Exercise aim:
Copy only what lies from the line containing "Output the component" through the line containing "const H = 460;" in the entries below, keeping both end lines exact and dropping every picture.

───── Supplied data

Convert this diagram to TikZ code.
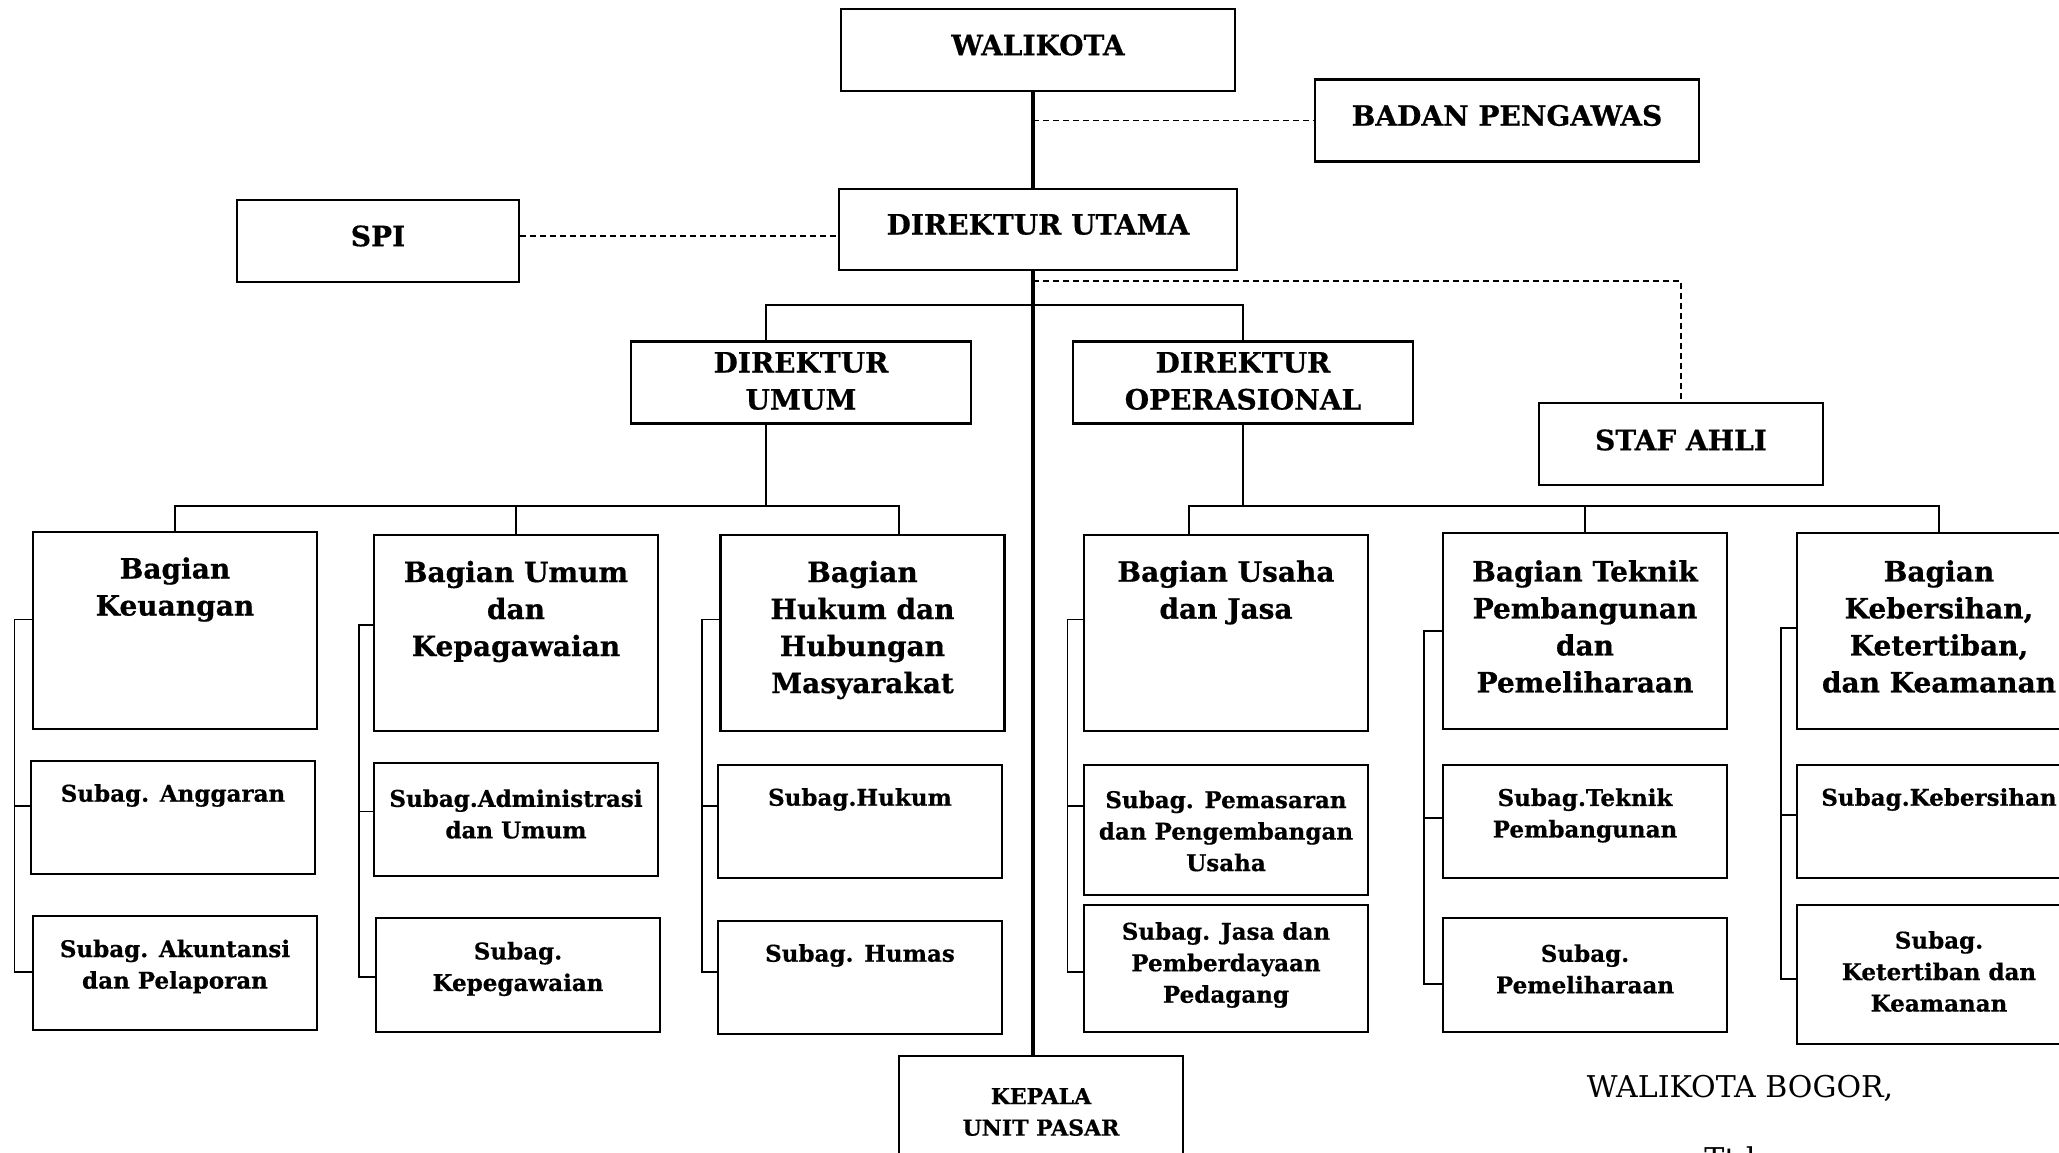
\documentclass[tikz,border=0pt]{standalone}
\usepackage{fontspec}
\setmainfont{DejaVu Serif}[BoldFeatures={FakeBold=0.6}]
\begin{document}
\begin{tikzpicture}[x=1pt,y=-1pt,
  box/.style={draw, line width=2.4pt, inner sep=0pt},
  tp/.style={font=\fontsize{28}{37}\selectfont\bfseries, align=center, inner sep=0pt},
  hd/.style={font=\fontsize{28}{37}\selectfont\bfseries, align=center, inner sep=0pt, yshift=-2.5pt},
  sb/.style={font=\fontsize{23}{31.5}\selectfont\bfseries, align=center, inner sep=0pt, yshift=-2.5pt},
  kpf/.style={font=\fontsize{22}{31.5}\selectfont\bfseries, align=center, inner sep=0pt},
  sig/.style={font=\fontsize{30}{36}\selectfont, inner sep=0pt, anchor=base},
  conn/.style={line width=1.8pt},
  dsh/.style={line width=1.8pt, dash pattern=on 6pt off 4pt},
  mainln/.style={line width=3.5pt}]

\useasboundingbox (0,0) rectangle (2059,1153);
\clip (0,0) rectangle (2059,1153);

% top level boxes
\node[box, minimum width=394pt, minimum height=82pt] (wk) at (1038,50) {};
\node[tp] (wkt) at (1038,45) {WALIKOTA};
\node[box, minimum width=384pt, minimum height=82pt] (bp) at (1507,120.6) {};
\node[tp] (bpt) at (1507,115.5) {BADAN PENGAWAS};
\node[box, minimum width=282.5pt, minimum height=82pt] (spi) at (378,241) {};
\node[tp] (spit) at (378,236) {SPI};
\node[box, minimum width=398pt, minimum height=81pt] (du) at (1038,229.5) {};
\node[tp] (dut) at (1038,224.5) {DIREKTUR UTAMA};
\node[box, minimum width=340pt, minimum height=82pt] (dum) at (801,382.5) {};
\node[tp] (dumt) at (801,381) {DIREKTUR\\UMUM};
\node[box, minimum width=340pt, minimum height=82pt] (dop) at (1243,382.5) {};
\node[tp] (dopt) at (1243,381) {DIREKTUR\\OPERASIONAL};
\node[box, minimum width=284pt, minimum height=82pt] (sa) at (1681,444) {};
\node[tp] (sat) at (1681,440) {STAF AHLI};
\node[box, minimum width=284pt, minimum height=190pt] (kp) at (1041,1151) {};
\node[kpf] (kpt) at (1041,1112) {KEPALA\\UNIT PASAR};

% column 1
\node[box, minimum width=284pt, minimum height=197pt] (bk) at (175,630.5) {};
\node[hd] (bkt) at (175,587) {Bagian\\Keuangan};
\node[box, minimum width=284pt, minimum height=113pt] (an) at (173,817.5) {};
\node[sb] (ant) at (173,793) {Subag. Anggaran};
\node[box, minimum width=284pt, minimum height=114pt] (ak) at (175,973) {};
\node[sb] (akt) at (175,964) {Subag. Akuntansi\\dan Pelaporan};

% column 2
\node[box, minimum width=284pt, minimum height=196pt] (bu) at (516,633) {};
\node[hd] (but) at (516,609) {Bagian Umum\\dan\\Kepagawaian};
\node[box, minimum width=284pt, minimum height=113pt] (ad) at (516,819.5) {};
\node[sb] (adt) at (516,811.5) {Subag.Administrasi\\dan Umum};
\node[box, minimum width=284pt, minimum height=113.5pt] (kpg) at (518,975) {};
\node[sb] (kpgt) at (518,966.5) {Subag.\\Kepegawaian};

% column 3
\node[box, minimum width=284pt, minimum height=196pt] (bh) at (862.5,633) {};
\node[hd] (bht) at (862.5,627.5) {Bagian\\Hukum dan\\Hubungan\\Masyarakat};
\node[box, minimum width=284pt, minimum height=113pt] (hk) at (860,821.5) {};
\node[sb] (hkt) at (860,797) {Subag.Hukum};
\node[box, minimum width=284pt, minimum height=113pt] (hm) at (860,977.5) {};
\node[sb] (hmt) at (860,953) {Subag. Humas};

% column 4
\node[box, minimum width=284pt, minimum height=196pt] (us) at (1226,633) {};
\node[hd] (ust) at (1226,590) {Bagian Usaha\\dan Jasa};
\node[box, minimum width=284pt, minimum height=130pt] (pm) at (1226,830) {};
\node[sb] (pmt) at (1226,828.5) {Subag. Pemasaran\\dan Pengembangan\\Usaha};
\node[box, minimum width=284pt, minimum height=127pt] (js) at (1226,968.5) {};
\node[sb] (jst) at (1226,962.5) {Subag. Jasa dan\\Pemberdayaan\\Pedagang};

% column 5
\node[box, minimum width=284pt, minimum height=196.5pt] (tk) at (1585,631) {};
\node[hd] (tkt) at (1585,624) {Bagian Teknik\\Pembangunan\\dan\\Pemeliharaan};
\node[box, minimum width=284pt, minimum height=113pt] (st) at (1585,821.5) {};
\node[sb] (stt) at (1585,813) {Subag.Teknik\\Pembangunan};
\node[box, minimum width=284pt, minimum height=113.5pt] (pl) at (1585,975) {};
\node[sb] (plt) at (1585,966.5) {Subag.\\Pemeliharaan};

% column 6
\node[box, minimum width=284pt, minimum height=196.5pt] (kb) at (1939,631) {};
\node[hd] (kbt) at (1939,624) {Bagian\\Kebersihan,\\Ketertiban,\\dan Keamanan};
\node[box, minimum width=284pt, minimum height=113pt] (sk) at (1939,821.5) {};
\node[sb] (skt) at (1939,797) {Subag.Kebersihan};
\node[box, minimum width=284pt, minimum height=139pt] (kt) at (1939,974.5) {};
\node[sb] (ktt) at (1939,969) {Subag.\\Ketertiban dan\\Keamanan};

% signature
\node[sig] (sg1) at (1740,1097) {WALIKOTA BOGOR,};
\node[sig] (sg2) at (1730,1169) {Ttd};

% helper coordinates
\coordinate (mx) at (1033,0);
\coordinate (yspi) at (0,236);
\coordinate (ysa) at (0,281);
\coordinate (y305) at (0,305);
\coordinate (y506) at (0,506);
\coordinate (xdu) at (766,0);
\coordinate (xbh) at (899,0);
\coordinate (xus) at (1189,0);

% main line
\draw[mainln] (wk.south -| mx) -- (du.north -| mx);
\draw[mainln] (du.south -| mx) -- (kp.north -| mx);

% dashed
\draw[dsh] (mx |- bp.west) -- (bp.west);
\draw[dsh] (spi.east |- yspi) -- (du.west |- yspi);
\draw[dsh] (mx |- ysa) -| (sa.north);

% directors
\draw[conn] (xdu |- dum.north) -- (xdu |- y305) -- (dop.north |- y305) -- (dop.north);

\draw[conn] (xdu |- dum.south) -- (xdu |- y506);
\draw[conn] (bk.north) -- (bk.north |- y506) -- (xbh |- y506) -- (xbh |- bh.north);
\draw[conn] (bu.north) -- (bu.north |- y506);

\draw[conn] (dop.south) -- (dop.south |- y506);
\draw[conn] (xus |- us.north) -- (xus |- y506) -- (kb.north |- y506) -- (kb.north);
\draw[conn] (tk.north) -- (tk.north |- y506);

% brackets
\draw[conn] (bk.west |- 0,619.5) -- (14.5,619.5) -- (14.5,972) -- (ak.west |- 0,972);
\draw[conn] (14.5,806) -- (an.west |- 0,806);

\draw[conn] (bu.west |- 0,625) -- (359,625) -- (359,977) -- (kpg.west |- 0,977);
\draw[conn] (359,811.5) -- (ad.west |- 0,811.5);

\draw[conn] (bh.west |- 0,619.5) -- (702,619.5) -- (702,972) -- (hm.west |- 0,972);
\draw[conn] (702,806) -- (hk.west |- 0,806);

\draw[conn] (us.west |- 0,619.5) -- (1067.4,619.5) -- (1067.4,972) -- (js.west |- 0,972);
\draw[conn] (1067.4,806) -- (pm.west |- 0,806);

\draw[conn] (tk.west |- 0,631) -- (1424,631) -- (1424,984) -- (pl.west |- 0,984);
\draw[conn] (1424,818) -- (st.west |- 0,818);

\draw[conn] (kb.west |- 0,628) -- (1781,628) -- (1781,979) -- (kt.west |- 0,979);
\draw[conn] (1781,815) -- (sk.west |- 0,815);
\end{tikzpicture}
\end{document}
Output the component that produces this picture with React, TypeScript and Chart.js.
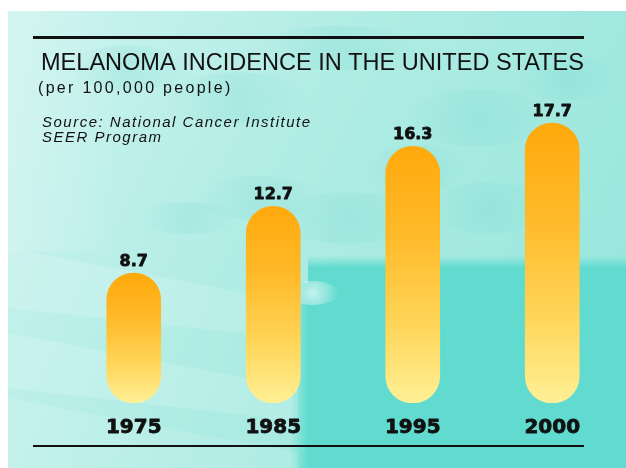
import React, { useEffect, useRef } from "react";
import { Chart, registerables } from "chart.js";

Chart.register(...registerables);

const years = ["1975", "1985", "1995", "2000"];
const incidence = [8.7, 12.7, 16.3, 17.7];
const valueLabels = ["8.7", "12.7", "16.3", "17.7"];
const titleText = "MELANOMA INCIDENCE IN THE UNITED STATES";
const subtitleText = "(per 100,000 people)";
const sourceLines = ["Source: National Cancer Institute", "SEER Program"];

const W = 618;
const H = 460;

const backgroundPlugin = {
  id: "bgPaint",
  beforeDraw(chart: any) {
    const ctx = chart.ctx as CanvasRenderingContext2D;
    ctx.save();
    const g = ctx.createLinearGradient(0, 0, W, H * 0.7);
    g.addColorStop(0, "#CDF3EF");
    g.addColorStop(0.5, "#AEECE4");
    g.addColorStop(1, "#98E6DC");
    ctx.fillStyle = g;
    ctx.fillRect(0, 3, W, H - 3);
    const lb = ctx.createLinearGradient(0, 0, 110, 0);
    lb.addColorStop(0, "rgba(215,246,242,0.6)");
    lb.addColorStop(1, "rgba(215,246,242,0)");
    ctx.fillStyle = lb;
    ctx.fillRect(0, 3, 110, 240);
    const blots = [
      [120, 60, 60, 14], [230, 90, 70, 16], [330, 40, 80, 14], [470, 110, 70, 18],
      [560, 70, 50, 14], [250, 190, 60, 14], [340, 210, 70, 16], [480, 200, 60, 16],
      [180, 210, 50, 10], [410, 160, 50, 14],
    ];
    for (const [x, y, rx, ry] of blots) {
      const rg = ctx.createRadialGradient(x, y, 0, x, y, rx);
      rg.addColorStop(0, "rgba(110,212,204,0.22)");
      rg.addColorStop(1, "rgba(110,212,204,0)");
      ctx.fillStyle = rg;
      ctx.beginPath();
      ctx.ellipse(x, y, rx, ry * 1.6, 0, 0, Math.PI * 2);
      ctx.fill();
    }
    const bb = ctx.createLinearGradient(0, 248, 0, 260);
    bb.addColorStop(0, "rgba(96,219,207,0)");
    bb.addColorStop(1, "rgba(96,219,207,1)");
    ctx.fillStyle = bb;
    ctx.fillRect(300, 248, W - 300, 12);
    ctx.fillStyle = "#61DBCF";
    ctx.fillRect(300, 260, W - 300, H - 260);
    const lbEdge = ctx.createLinearGradient(282, 0, 300, 0);
    lbEdge.addColorStop(0, "rgba(96,219,207,0)");
    lbEdge.addColorStop(1, "rgba(96,219,207,1)");
    ctx.fillStyle = lbEdge;
    ctx.fillRect(282, 275, 18, H - 275);
    const streaks = [
      [240, 60, 0.28],
      [325, 55, 0.28],
      [390, 80, 0.22],
    ];
    for (const [y0, h, a] of streaks) {
      const sg = ctx.createLinearGradient(0, 0, 290, 0);
      sg.addColorStop(0, `rgba(228,249,246,${a})`);
      sg.addColorStop(1, `rgba(228,249,246,${a * 0.6})`);
      ctx.fillStyle = sg;
      ctx.beginPath();
      ctx.moveTo(0, y0);
      ctx.lineTo(290, y0 + 55);
      ctx.lineTo(290, y0 + 55 + h * 0.6);
      ctx.lineTo(0, y0 + h);
      ctx.closePath();
      ctx.fill();
    }
    const cg = ctx.createRadialGradient(305, 285, 0, 305, 285, 26);
    cg.addColorStop(0, "rgba(215,246,243,0.85)");
    cg.addColorStop(1, "rgba(215,246,243,0)");
    ctx.fillStyle = cg;
    ctx.beginPath();
    ctx.ellipse(305, 285, 26, 12, 0, 0, Math.PI * 2);
    ctx.fill();
    ctx.restore();
  },
};

const textPlugin = {
  id: "textPaint",
  afterDatasetsDraw(chart: any) {
    const ctx = chart.ctx as any;
    const xs = chart.scales.x;
    const meta = chart.getDatasetMeta(0);
    ctx.save();
    ctx.fillStyle = "#111111";
    ctx.strokeStyle = "#111111";
    ctx.fillRect(25, 28, 551, 3);
    ctx.fillRect(25, 437, 551, 2);
    ctx.textAlign = "left";
    ctx.textBaseline = "alphabetic";
    ctx.letterSpacing = "0px";
    ctx.font = "24px 'Liberation Sans', Arial, sans-serif";
    ctx.fillText(titleText, 33, 62, 543);
    ctx.letterSpacing = "2.3px";
    ctx.font = "16px 'Liberation Sans', Arial, sans-serif";
    ctx.fillText(subtitleText, 30, 85);
    ctx.letterSpacing = "1.5px";
    ctx.font = "italic 15px 'Liberation Sans', Arial, sans-serif";
    ctx.fillText(sourceLines[0], 34, 119);
    ctx.fillText(sourceLines[1], 34, 134);
    ctx.letterSpacing = "0px";
    ctx.textAlign = "center";
    ctx.lineWidth = 0.8;
    ctx.lineJoin = "round";
    ctx.font = "bold 16px 'DejaVu Sans', sans-serif";
    meta.data.forEach((bar: any, i: number) => {
      ctx.fillText(valueLabels[i], bar.x, bar.y - 7);
      ctx.strokeText(valueLabels[i], bar.x, bar.y - 7);
    });
    ctx.font = "bold 20px 'DejaVu Sans', sans-serif";
    years.forEach((yr, i) => {
      const x = xs.getPixelForValue(i);
      ctx.fillText(yr, x, 425);
      ctx.strokeText(yr, x, 425);
    });
    ctx.restore();
  },
};

export default function App() {
  const ref = useRef<HTMLCanvasElement | null>(null);
  useEffect(() => {
    if (!ref.current) return;
    const chart = new Chart(ref.current, {
      type: "bar",
      data: {
        labels: years,
        datasets: [
          {
            data: incidence,
            base: 0.9,
            barThickness: 54,
            borderRadius: 100,
            borderSkipped: false,
            backgroundColor: (c: any) => {
              const ch = c.chart;
              if (!ch.chartArea || c.type !== "data") return "#FFC040";
              const ys = ch.scales.y;
              const top = ys.getPixelForValue(c.raw);
              const bottom = ys.getPixelForValue(ys.min);
              const g = ch.ctx.createLinearGradient(0, top, 0, bottom);
              g.addColorStop(0, "#FFA90C");
              g.addColorStop(0.35, "#FFBA2A");
              g.addColorStop(0.7, "#FFD65A");
              g.addColorStop(1, "#FFF096");
              return g;
            },
          },
        ],
      },
      options: {
        animation: false,
        responsive: false,
        maintainAspectRatio: false,
        devicePixelRatio: 1,
        layout: { padding: { left: 56, right: 4, top: 100, bottom: 65 } },
        plugins: {
          legend: { display: false },
          tooltip: { enabled: false },
          title: { display: false },
        },
        scales: {
          x: { display: false, offset: true },
          y: { display: false, min: 0.9, max: 18.6 },
        },
      },
      plugins: [backgroundPlugin, textPlugin],
    });
    return () => chart.destroy();
  }, []);
  return (
    <div style={{ position: "fixed", left: 8, top: 8, width: W, height: H }}>
      <canvas ref={ref} width={W} height={H} style={{ width: W, height: H, display: "block" }} />
    </div>
  );
}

──────────

Answer to this exercise:
Output the component that produces this picture with React, TypeScript and Chart.js.
import React, { useEffect, useRef } from "react";
import { Chart, registerables } from "chart.js";

Chart.register(...registerables);

const years = ["1975", "1985", "1995", "2000"];
const incidence = [8.7, 12.7, 16.3, 17.7];
const valueLabels = ["8.7", "12.7", "16.3", "17.7"];
const titleText = "MELANOMA INCIDENCE IN THE UNITED STATES";
const subtitleText = "(per 100,000 people)";
const sourceLines = ["Source: National Cancer Institute", "SEER Program"];

const W = 618;
const H = 460;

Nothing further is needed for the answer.